The half-moon shaped ceiling outlets continue to shine near the escalators down to the third floor, hiding in between ripples. Here, extra clear long and thin glasses are patched up on the sides of the wall, acting as reflection bouncing off from the water. On the way descending to the hallway of the third floor, ripple effects seem to have increased. Lines gradually formed shapes that almost resemble a full circle, arcs ended up overlapping with each other. The ripples seemed to become more intense, leading us to the center of the ripples. Ceilings of the third floor are of the reversed colours, using bronze as background colour and white half-circle protruded layer decoration. The side of the layer is made of black steel glass, subtly reflecting the concealed lights in the ceiling. Walls of the hallway are made up of grey terrazzo, grey and white painted frosted glass, resembling the appearance of stones. Extending the meaning of stones at the lobby, some seats are placed on the sidewalls, using dark grey artificial rocks. Whenever one is ready, simply get up and follow the round black acrylic signage, where the ripple first started, where stories are projected onto our hearts.
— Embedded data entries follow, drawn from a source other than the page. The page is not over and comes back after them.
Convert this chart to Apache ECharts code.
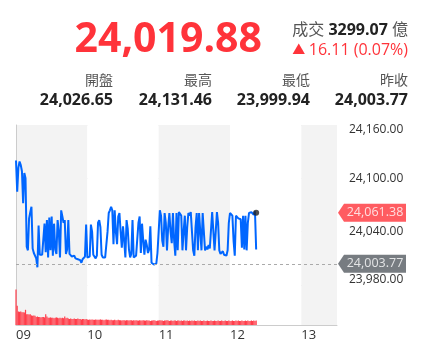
<!DOCTYPE html>
<html><head><meta charset="utf-8">
<script src="https://cdn.jsdelivr.net/npm/echarts@6/dist/echarts.min.js"></script>
<style>html,body{margin:0;padding:0;background:#fff}#c{width:425px;height:346px}</style>
</head><body><div id="c"></div>
<script>
// ---- data ----
const lastPrice = 24019.88;
const tradeVolume = '3299.07';
const change = 16.11;
const changePct = '0.07%';
const statLabels = ['開盤', '最高', '最低', '昨收'];
const statValues = [24026.65, 24131.46, 23999.94, 24003.77];
const prevClose = 24003.77;
const latestTag = 24061.38;
const hourLabels = ['09', '10', '11', '12', '13'];
const yTicks = [23980, 24040, 24100, 24160];
// minute-by-minute price from 09:00 (index = minutes since 09:00)
const prices = [
24120,24085,24112,24119,24115,24108,24072,24106,24100,24023,
24019,24055,24062,24068,24021,24016,24014,24010,23999.94,24047,
24014,24013,24014,24012,24049,24017,24053,24011,24056,24019,
24057,24013,24049,24020,24015,24053,24040,24011,24064,24057,
24050,24053,24015,24020,24053,24015,24013,24012,24011,24013,
24010,24012,24009,24011,24008,24005,24009,24010,24012,24048,
24011,24010,24012,24048,24040,24014,24012,24010,24013,24050,
24053,24045,24014,24011,24012,24011,24013,24040,24061,24064,
24068,24064,24026,24064,24040,24026,24057,24061,24040,24022,
24046,24030,24011,24053,24043,24020,24011,24015,24053,24011,
24012,24013,24015,24050,24057,24016,24049,24030,24014,24031,
24025,24016,24020,24046,24005,24004,24003,24002,24004,24016,
24040,24064,24058,24030,24023,24061,24050,24019,24045,24061,
24040,24027,24061,24030,24013,24061,24019,24062,24060,24058,
24019,24040,24058,24019,24045,24061,24058,24062,24040,24019,
24013,24045,24061,24019,24061,24040,24019,24061,24040,24019,
24023,24020,24025,24021,24020,24062,24061,24019,24040,24062,
24050,24019,24015,24013,24018,24014,24016,24013,24019,24050,
24061,24061,24058,24030,24013,24058,24056,24055,24055,24054,
24022,24058,24020,24058,24019,24050,24061,24059,24062,24063,
24059,24063,24019.88
];
// minute volume (億)
const volumes = [
89,48,34,33,34,32,32,31,38,27,
27,26,27,24,23,24,23,20,21,20,
20,19,20,20,19,27,21,18,18,19,
18,18,17,18,19,18,17,18,17,18,
17,21,17,18,16,15,16,15,15,16,
15,15,16,15,15,14,15,15,14,15,
14,13,14,13,14,13,13,14,13,13,
13,14,13,13,12,13,14,13,13,12,
13,12,12,13,12,12,13,12,12,11,
12,12,11,12,12,11,12,12,11,12,
11,12,11,11,12,11,11,12,11,11,
12,11,11,10,11,11,12,11,10,11,
11,12,11,11,10,11,11,12,11,10,
11,11,10,11,11,10,11,11,10,11,
10,11,11,10,11,10,11,10,11,10,
11,10,10,11,10,11,10,10,11,10,
10,11,10,10,11,10,10,11,10,10,
11,10,10,11,10,10,11,10,10,11,
10,10,11,10,10,11,10,11,10,10,
11,10,10,11,10,11,10,10,11,10,
11,10,11
];

// ---- build ----
const fmt = v => Number(v).toLocaleString('en-US', {minimumFractionDigits: 2, maximumFractionDigits: 2});
const priceData = prices.map((p, i) => [i, p]);
const volData = volumes.map((v, i) => [i, v]);
const FONT = '"Open Sans","Noto Sans CJK TC",sans-serif';
const RED = '#ff333a';

const chart = echarts.init(document.getElementById('c'), null, {renderer: 'canvas'});

const statRight = [113, 212, 310, 408];
const graphics = [
  {type: 'text', x: 262, y: 40, style: {text: fmt(lastPrice), fill: RED, font: 'bold 41px ' + FONT, textAlign: 'right', textVerticalAlign: 'middle'}},
  {type: 'text', x: 408, y: 30, style: {text: '{l|成交 }{b|' + tradeVolume + '}{l| 億}', textAlign: 'right', textVerticalAlign: 'middle',
      rich: {l: {fill: '#555', fontSize: 16, fontFamily: FONT}, b: {fill: '#222', fontSize: 16, fontWeight: 'bold', fontFamily: FONT}}}},
  {type: 'text', x: 408, y: 50, style: {text: '{a|▲ }' + change.toFixed(2) + ' (' + changePct + ')', fill: RED, font: '16px ' + FONT, textAlign: 'right', textVerticalAlign: 'middle',
      rich: {a: {fill: RED, fontSize: 13, fontFamily: FONT}}}}
];
statLabels.forEach((l, i) => {
  graphics.push({type: 'text', x: statRight[i], y: 81, style: {text: l, fill: '#555', font: '14px ' + FONT, textAlign: 'right', textVerticalAlign: 'middle'}});
  graphics.push({type: 'text', x: statRight[i], y: 100, style: {text: fmt(statValues[i]), fill: '#222', font: 'bold 16px ' + FONT, textAlign: 'right', textVerticalAlign: 'middle'}});
});

const bands = {show: true, areaStyle: {color: ['#f3f3f3', '#ffffff']}};
const TAG = 'path://M0,9L6,0L68,0L68,18L6,18Z';

chart.setOption({
  animation: false,
  textStyle: {fontFamily: FONT},
  graphic: graphics,
  grid: [
    {left: 16, right: 88, top: 125, height: 160},
    {left: 16, right: 88, top: 285, height: 40}
  ],
  xAxis: [
    {type: 'value', gridIndex: 0, min: 0, max: 270, interval: 60, axisLabel: {show: false}, axisTick: {show: false}, axisLine: {show: false}, splitLine: {show: false}, splitArea: bands},
    {type: 'value', gridIndex: 1, min: 0, max: 270, interval: 60, axisTick: {show: false},
      axisLine: {show: true, lineStyle: {color: '#cccccc'}}, splitLine: {show: false}, splitArea: bands,
      axisLabel: {align: 'left', color: '#333', fontSize: 13, margin: 4, showMaxLabel: false,
        formatter: v => { const i = Math.round(v / 60); return (v % 60 === 0 && hourLabels[i]) ? hourLabels[i] : ''; }}}
  ],
  yAxis: [
    {type: 'value', gridIndex: 0, position: 'right', min: yTicks[0], max: yTicks[yTicks.length - 1], interval: 60,
      axisLine: {show: true, lineStyle: {color: '#cccccc'}}, axisTick: {show: false},
      splitLine: {show: true, lineStyle: {color: '#e6e6e6'}},
      axisLabel: {color: '#333', fontSize: 12, margin: 12,
        formatter: v => v === yTicks[yTicks.length - 1] ? '{t|' + fmt(v) + '}' : (v === yTicks[0] ? '{b|' + fmt(v) + '}' : fmt(v)),
        rich: {t: {padding: [10, 0, 0, 0], fontSize: 12, color: '#333'}, b: {padding: [0, 0, 10, 0], fontSize: 12, color: '#333'}}}},
    {type: 'value', gridIndex: 1, position: 'right', min: 0, max: 100,
      axisLine: {show: true, lineStyle: {color: '#cccccc'}}, axisTick: {show: false}, axisLabel: {show: false}, splitLine: {show: false}}
  ],
  series: [
    {type: 'line', xAxisIndex: 0, yAxisIndex: 0, data: priceData, symbol: 'none', lineStyle: {color: '#0066ff', width: 2}, z: 3,
      markLine: {silent: true, symbol: 'none', label: {show: false}, lineStyle: {type: [3, 3], color: '#aaaaaa', width: 1},
        data: [{yAxis: prevClose}]}},
    {type: 'scatter', xAxisIndex: 0, yAxisIndex: 0, data: [[prices.length - 1, latestTag]], symbol: 'circle', symbolSize: 6, itemStyle: {color: '#222'}, z: 5},
    {type: 'scatter', xAxisIndex: 0, yAxisIndex: 0, clip: false, z: 10, symbol: TAG, symbolSize: [68, 18], symbolOffset: [35, 0],
      data: [
        {value: [270, latestTag], itemStyle: {color: RED}},
        {value: [270, prevClose], itemStyle: {color: '#555b61'}}
      ],
      label: {show: true, position: 'inside', offset: [3, 0], color: '#fff', fontSize: 12.5, formatter: p => fmt(p.value[1])}},
    {type: 'bar', xAxisIndex: 1, yAxisIndex: 1, data: volData, barWidth: 1.2, itemStyle: {color: '#ff3d4a'}}
  ]
});
</script>
</body></html>
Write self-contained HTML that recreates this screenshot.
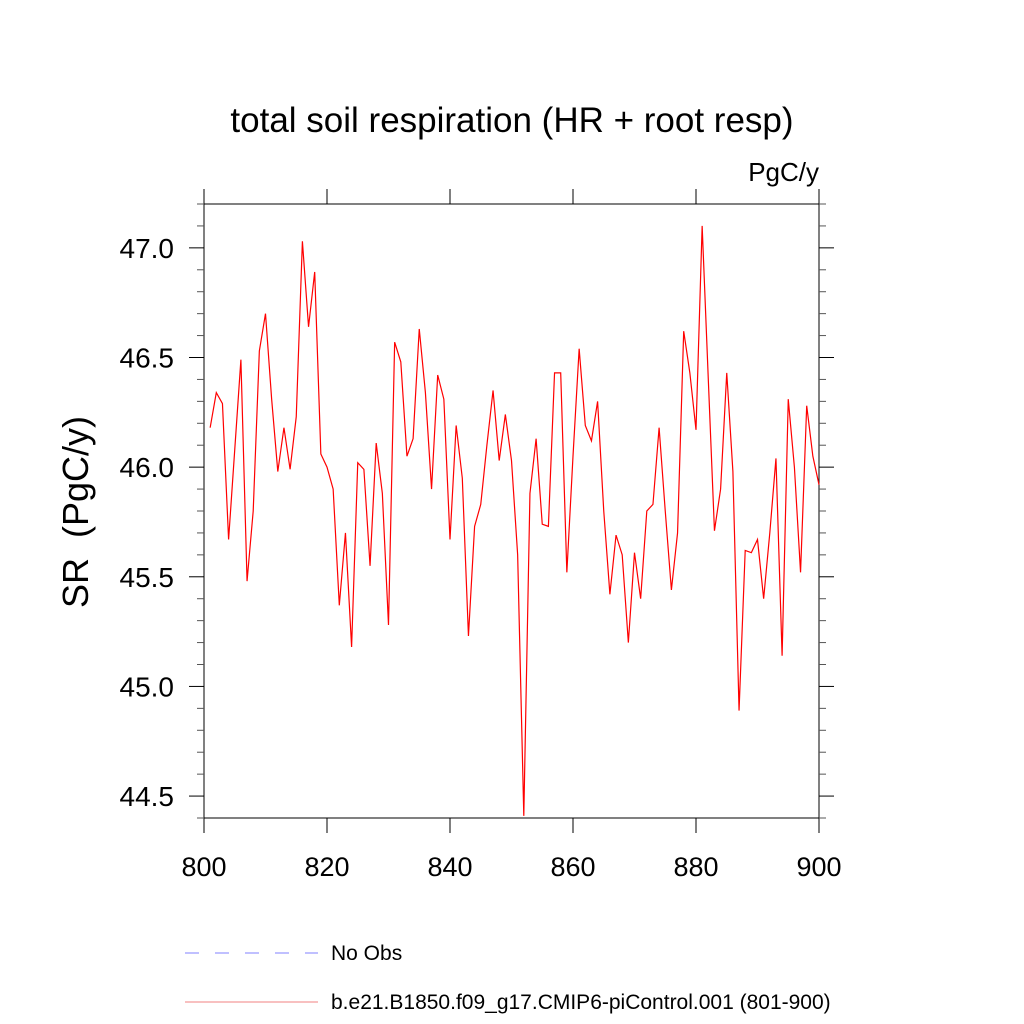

There are two types of screening houses, the Standard House and IMAX House. IMAX House uses stone grey as the main colour, with mixture of different shades of grey faux leather seats that echo the uniqueness of stones. But not just the seating, even the walls and the floor also joined in to provide a space so comfortable like nature’s way. Concealed lighting, acrylic boards painted as concrete, matching grey and black wool-like cloth, natural grey carpet…as if the stones are telling us to listen; to listen to the story ahead. Nature is the same message Standard Houses are trying to convey. With a twist of colour, one into blue and another into orange, joined in with soft edged triangular decoration on the walls to mimic fishes in the water. The blue is as silent as deep ocean and the orange is as fresh as sandy beach: perhaps it is time to hold your breath and dive into silence, let the film lead you to a whole new world.

Whenever one needs a break, a shelter is open. The lavatory stands like a sea cave, created by waves and time. A bright white colour and some wooden pattern highlights are presented, stressing on the smooth lines and edges. Cubicles, mirrors, sinks, are all polished into round edges, just like the sharpness of rocks being soften by the sea.

Films are the pulse of water: it can be fierce and it can be mild; water reflects and water rejects. Whether one will end up float on it or get drowned by it, is not a choice but a chance. If you cannot row, maybe you should go with the flow.